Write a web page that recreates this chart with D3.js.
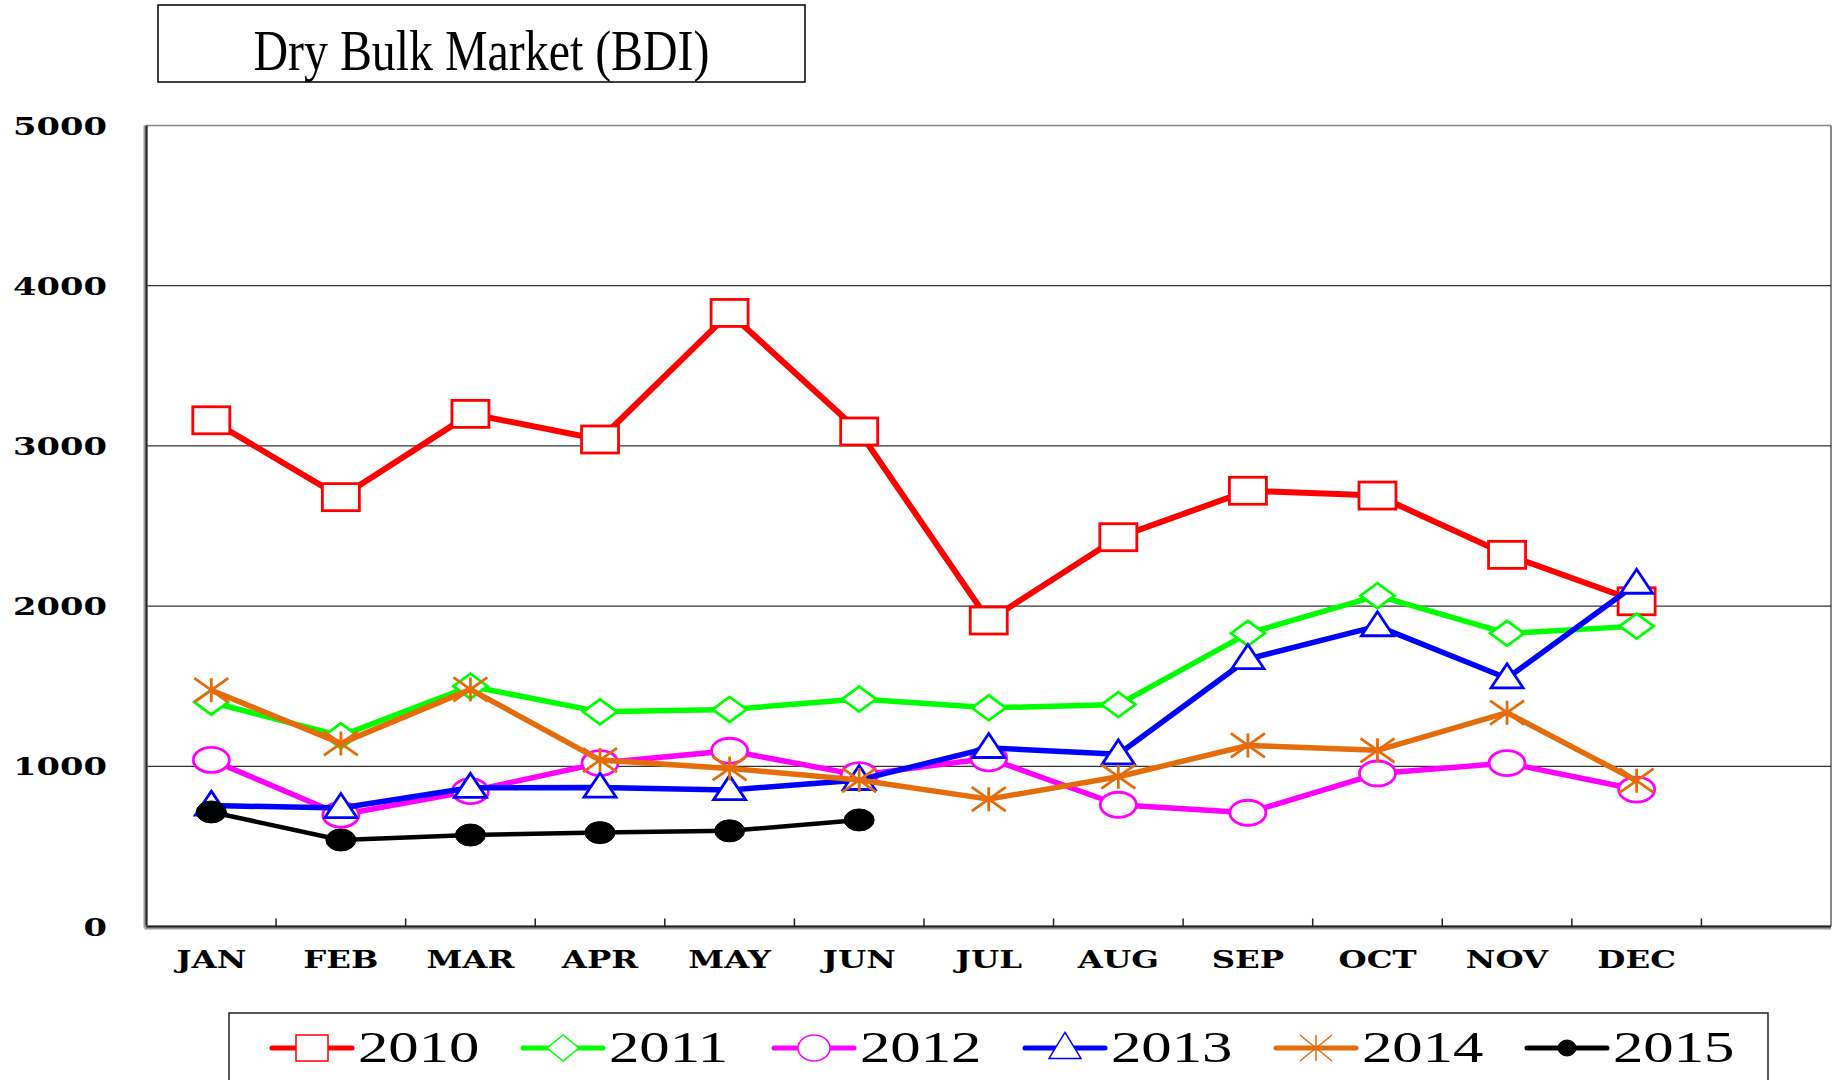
<!DOCTYPE html>
<html>
<head>
<meta charset="utf-8">
<script src="https://cdn.jsdelivr.net/npm/d3@7"></script>
<style>
  body { margin: 0; background: #fff; }
  svg { display: block; }
</style>
</head>
<body>
<svg width="1834" height="1080"></svg>
<script>
var months = ["JAN", "FEB", "MAR", "APR", "MAY", "JUN", "JUL", "AUG", "SEP", "OCT", "NOV", "DEC"];
var yTicks = [0, 1000, 2000, 3000, 4000, 5000];
var years = ["2010", "2011", "2012", "2013", "2014", "2015"];

var bdi2010 = [3160, 2680, 3200, 3040, 3830, 3090, 1910, 2430, 2720, 2690, 2320, 2030];
var bdi2011 = [1400, 1190, 1500, 1340, 1355, 1420, 1365, 1385, 1830, 2065, 1830, 1875];
var bdi2012 = [1040, 698, 845, 1020, 1097, 945, 1050, 760, 710, 955, 1020, 855];
var bdi2013 = [755, 740, 866, 868, 852, 915, 1115, 1075, 1670, 1875, 1550, 2140];
var bdi2014 = [1475, 1143, 1480, 1039, 987, 914, 795, 935, 1130, 1100, 1335, 910];
var bdi2015 = [715, 540, 571, 586, 597, 665];

var loadVis = function() {
    var svg = d3.select("svg");

    var left = 146.5, right = 1831, top = 125.5, bottom = 926.5;
    var stretch = 1.35;

    var series = [
        { name: "2010", values: bdi2010, color: "#ff0000", shape: "square", w: 37, h: 27, lw: 6 },
        { name: "2011", values: bdi2011, color: "#00ff00", shape: "diamond", w: 34, h: 25, lw: 5.5 },
        { name: "2012", values: bdi2012, color: "#ff00ff", shape: "circle", w: 36, h: 25, lw: 5.5 },
        { name: "2013", values: bdi2013, color: "#0000ff", shape: "triangle", w: 32, h: 24, lw: 5.5 },
        { name: "2014", values: bdi2014, color: "#e46c0a", shape: "star", w: 34, h: 24, lw: 5.5 },
        { name: "2015", values: bdi2015, color: "#000000", shape: "dot", w: 30, h: 22, lw: 4.5 }
    ];

    var x = d3.scaleBand()
        .domain(months.concat(["_"]))
        .range([left, right])
        .padding(0);

    var y = d3.scaleLinear()
        .domain([0, 5000])
        .range([bottom, top]);

    var cx = function(i) { return x(months[i]) + x.bandwidth() / 2; };

    // title box
    svg.append("rect")
        .attr("x", 158).attr("y", 5)
        .attr("width", 647).attr("height", 77)
        .attr("fill", "none").attr("stroke", "#000").attr("stroke-width", 1.5);
    svg.append("text")
        .attr("x", 481.5).attr("y", 70)
        .attr("text-anchor", "middle")
        .attr("font-family", "Liberation Serif")
        .attr("font-size", 58)
        .attr("textLength", 456)
        .attr("lengthAdjust", "spacingAndGlyphs")
        .text("Dry Bulk Market (BDI)");

    // frame
    svg.append("line")
        .attr("x1", left).attr("x2", right).attr("y1", top).attr("y2", top)
        .attr("stroke", "#888").attr("stroke-width", 1.5);
    svg.append("line")
        .attr("x1", right).attr("x2", right).attr("y1", top).attr("y2", bottom)
        .attr("stroke", "#888").attr("stroke-width", 2);

    // gridlines
    svg.append("g")
        .selectAll("line")
        .data(yTicks.filter(function(d) { return d > 0 && d < 5000; }))
        .enter().append("line")
            .attr("x1", left).attr("x2", right)
            .attr("y1", function(d) { return y(d); })
            .attr("y2", function(d) { return y(d); })
            .attr("stroke", "#000").attr("stroke-width", 1);

    // axes
    svg.append("line")
        .attr("x1", left - 1).attr("x2", left - 1).attr("y1", top).attr("y2", bottom + 1)
        .attr("stroke", "#999").attr("stroke-width", 4);
    svg.append("line")
        .attr("x1", left).attr("x2", left).attr("y1", top).attr("y2", bottom)
        .attr("stroke", "#222").attr("stroke-width", 2);
    svg.append("line")
        .attr("x1", left - 2).attr("x2", right).attr("y1", bottom + 1).attr("y2", bottom + 1)
        .attr("stroke", "#999").attr("stroke-width", 4);
    svg.append("line")
        .attr("x1", left).attr("x2", right).attr("y1", bottom).attr("y2", bottom)
        .attr("stroke", "#222").attr("stroke-width", 2);

    // x ticks at band edges
    svg.append("g")
        .selectAll("line")
        .data(months)
        .enter().append("line")
            .attr("x1", function(d) { return x(d) + x.bandwidth(); })
            .attr("x2", function(d) { return x(d) + x.bandwidth(); })
            .attr("y1", bottom).attr("y2", bottom - 8)
            .attr("stroke", "#222").attr("stroke-width", 1.5);

    // y labels
    svg.append("g")
        .selectAll("text")
        .data(yTicks)
        .enter().append("text")
            .attr("transform", function(d) { return "translate(107," + (y(d) + 9) + ") scale(" + stretch + ",1)"; })
            .attr("text-anchor", "end")
            .attr("font-family", "DejaVu Serif")
            .attr("font-weight", "bold")
            .attr("font-size", 25)
            .text(function(d) { return d; });

    // x labels
    svg.append("g")
        .selectAll("text")
        .data(months)
        .enter().append("text")
            .attr("transform", function(d, i) { return "translate(" + cx(i) + ",968) scale(" + stretch + ",1)"; })
            .attr("text-anchor", "middle")
            .attr("font-family", "DejaVu Serif")
            .attr("font-weight", "bold")
            .attr("font-size", 24)
            .text(function(d) { return d; });

    var drawMarker = function(g, s, px, py, w, h, sw) {
        if (s.shape === "square") {
            g.append("rect")
                .attr("x", px - w / 2).attr("y", py - h / 2)
                .attr("width", w).attr("height", h)
                .attr("fill", "#fff").attr("stroke", s.color).attr("stroke-width", sw);
        } else if (s.shape === "diamond") {
            g.append("path")
                .attr("d", "M" + (px - w / 2) + "," + py + "L" + px + "," + (py - h / 2) +
                    "L" + (px + w / 2) + "," + py + "L" + px + "," + (py + h / 2) + "Z")
                .attr("fill", "#fff").attr("stroke", s.color).attr("stroke-width", sw);
        } else if (s.shape === "circle") {
            g.append("ellipse")
                .attr("cx", px).attr("cy", py).attr("rx", w / 2).attr("ry", h / 2)
                .attr("fill", "#fff").attr("stroke", s.color).attr("stroke-width", sw);
        } else if (s.shape === "triangle") {
            g.append("path")
                .attr("d", "M" + px + "," + (py - h * 0.6) + "L" + (px + w / 2) + "," + (py + h * 0.4) +
                    "L" + (px - w / 2) + "," + (py + h * 0.4) + "Z")
                .attr("fill", "#fff").attr("stroke", s.color).attr("stroke-width", sw);
        } else if (s.shape === "star") {
            g.append("path")
                .attr("d", "M" + px + "," + (py - h / 2) + "L" + px + "," + (py + h / 2) +
                    "M" + (px - w / 2) + "," + (py - h / 2) + "L" + (px + w / 2) + "," + (py + h / 2) +
                    "M" + (px - w / 2) + "," + (py + h / 2) + "L" + (px + w / 2) + "," + (py - h / 2))
                .attr("fill", "none").attr("stroke", s.color).attr("stroke-width", sw);
        } else if (s.shape === "dot") {
            g.append("ellipse")
                .attr("cx", px).attr("cy", py).attr("rx", w / 2).attr("ry", h / 2)
                .attr("fill", s.color).attr("stroke", s.color).attr("stroke-width", 1);
        }
    };

    var line = d3.line()
        .x(function(d, i) { return cx(i); })
        .y(function(d) { return y(d); });

    series.forEach(function(s) {
        var g = svg.append("g").attr("class", "series");
        g.append("path")
            .attr("d", line(s.values))
            .attr("fill", "none")
            .attr("stroke", s.color)
            .attr("stroke-width", s.lw)
            .attr("stroke-linejoin", "round");
        s.values.forEach(function(v, i) {
            drawMarker(g, s, cx(i), y(v), s.w, s.h, 2.8);
        });
    });

    // legend
    var legendX = 272, legendStep = 251, legendY = 1048;
    svg.append("rect")
        .attr("x", 229).attr("y", 1013)
        .attr("width", 1539).attr("height", 120)
        .attr("fill", "none").attr("stroke", "#222").attr("stroke-width", 1.5);

    series.forEach(function(s, k) {
        var g = svg.append("g");
        var lx = legendX + k * legendStep;
        g.append("line")
            .attr("x1", lx).attr("x2", lx + 80)
            .attr("y1", legendY).attr("y2", legendY)
            .attr("stroke", s.color).attr("stroke-width", 5).attr("stroke-linecap", "round");
        var mw = s.shape === "dot" ? 18 : 32;
        var mh = s.shape === "dot" ? 16 : 26;
        drawMarker(g, s, lx + 40, legendY, mw, mh, 1.5);
        g.append("text")
            .attr("transform", "translate(" + (lx + 86) + ",1062) scale(" + stretch + ",1)")
            .attr("font-family", "Liberation Serif")
            .attr("font-size", 45)
            .text(years[k]);
    });
};

document.addEventListener('DOMContentLoaded', loadVis, false);
</script>
</body>
</html>
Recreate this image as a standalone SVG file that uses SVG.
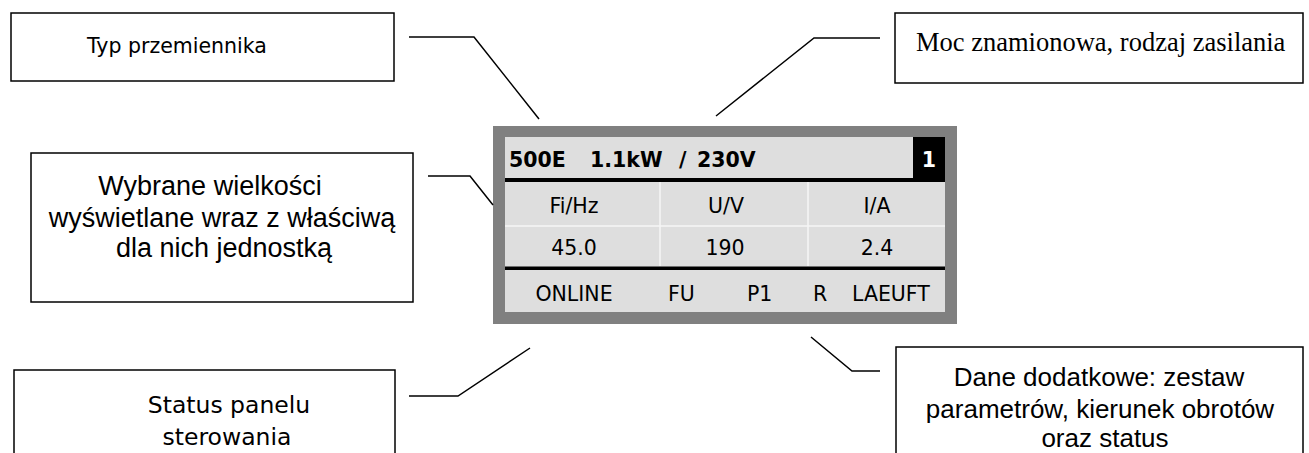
<svg xmlns="http://www.w3.org/2000/svg" width="1309" height="453" viewBox="0 0 1309 453">
<style>
.box{fill:#fff;stroke:#000;stroke-width:1.5}
.conn{fill:none;stroke:#000;stroke-width:1.5}
.tah{font-family:"DejaVu Sans",sans-serif;font-size:20.5px;fill:#000}
.ari{font-family:"Liberation Sans",Arial,sans-serif;fill:#000;text-anchor:middle}
.lcd{font-family:"DejaVu Sans",sans-serif;font-size:20.5px;fill:#000}
.mid{text-anchor:middle}
.sep{stroke:#f6f6f6;stroke-width:1.5}
</style>
<rect width="1309" height="453" fill="#fff"/>
<g id="typ">
<rect class="box" x="11" y="13" width="383" height="68"/>
<text class="tah" x="87" y="53">Typ przemiennika</text>
</g>
<g id="moc">
<rect class="box" x="895" y="13" width="408" height="70"/>
<text x="916" y="51" font-family="'Liberation Serif','Times New Roman',serif" font-size="26.5" fill="#000">Moc znamionowa, rodzaj zasilania</text>
</g>
<g id="wybrane">
<rect class="box" x="31" y="153" width="382" height="149"/>
<text class="ari" font-size="27"><tspan x="210" y="195">Wybrane wielkości</tspan><tspan x="222" y="227">wyświetlane wraz z właściwą</tspan><tspan x="224" y="257">dla nich jednostką</tspan></text>
</g>
<g id="status">
<rect class="box" x="14" y="370" width="381" height="95"/>
<text class="tah mid" style="font-size:23.5px"><tspan x="229" y="413">Status panelu</tspan><tspan x="227" y="445">sterowania</tspan></text>
</g>
<g id="dane">
<rect class="box" x="896" y="347" width="407" height="120"/>
<text class="ari" font-size="26"><tspan x="1099" y="386">Dane dodatkowe: zestaw</tspan><tspan x="1100" y="418">parametrów, kierunek obrotów</tspan><tspan x="1105" y="447">oraz status</tspan></text>
</g>
<g id="panel">
<rect x="493" y="126" width="464" height="198" fill="#808080"/>
<rect x="505" y="137" width="440" height="175" fill="#dedede"/>
<rect x="913" y="137" width="32" height="41" fill="#000"/>
<text x="929" y="167" class="lcd mid" font-weight="bold" style="fill:#fff">1</text>
<text class="lcd" font-weight="bold"><tspan x="509" y="167">500E</tspan><tspan x="590" y="167">1.1kW</tspan><tspan x="679" y="167">/</tspan><tspan x="697" y="167">230V</tspan></text>
<rect x="505" y="178" width="440" height="4" fill="#000"/>
<line class="sep" x1="505" y1="226" x2="945" y2="226"/>
<line class="sep" x1="660" y1="182" x2="660" y2="266"/>
<line class="sep" x1="808" y1="182" x2="808" y2="266"/>
<rect x="505" y="266.5" width="440" height="3.5" fill="#000"/>
<text class="lcd mid" x="574" y="213">Fi/Hz</text>
<text class="lcd mid" x="726" y="213">U/V</text>
<text class="lcd mid" x="877" y="213">I/A</text>
<text class="lcd mid" x="574" y="255">45.0</text>
<text class="lcd mid" x="725" y="255">190</text>
<text class="lcd mid" x="877" y="255">2.4</text>
<text class="lcd mid" x="574" y="301">ONLINE</text>
<text class="lcd" x="668" y="301">FU</text>
<text class="lcd" x="747" y="301">P1</text>
<text class="lcd" x="813" y="301">R</text>
<text class="lcd" x="852" y="301">LAEUFT</text>
</g>
<g id="connectors">
<polyline class="conn" points="409,37 474,37 539,119"/>
<polyline class="conn" points="880,38 814,38 716,116"/>
<polyline class="conn" points="428,176 470,176 493,205"/>
<polyline class="conn" points="409,396 458,396 530,348"/>
<polyline class="conn" points="811,337 852,371 880,371"/>
</g>
</svg>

● ● ●

__DIRECTIVE__. Say how many lines hold the word "this", giving the number and nothing else.

__OUTPUT__. 2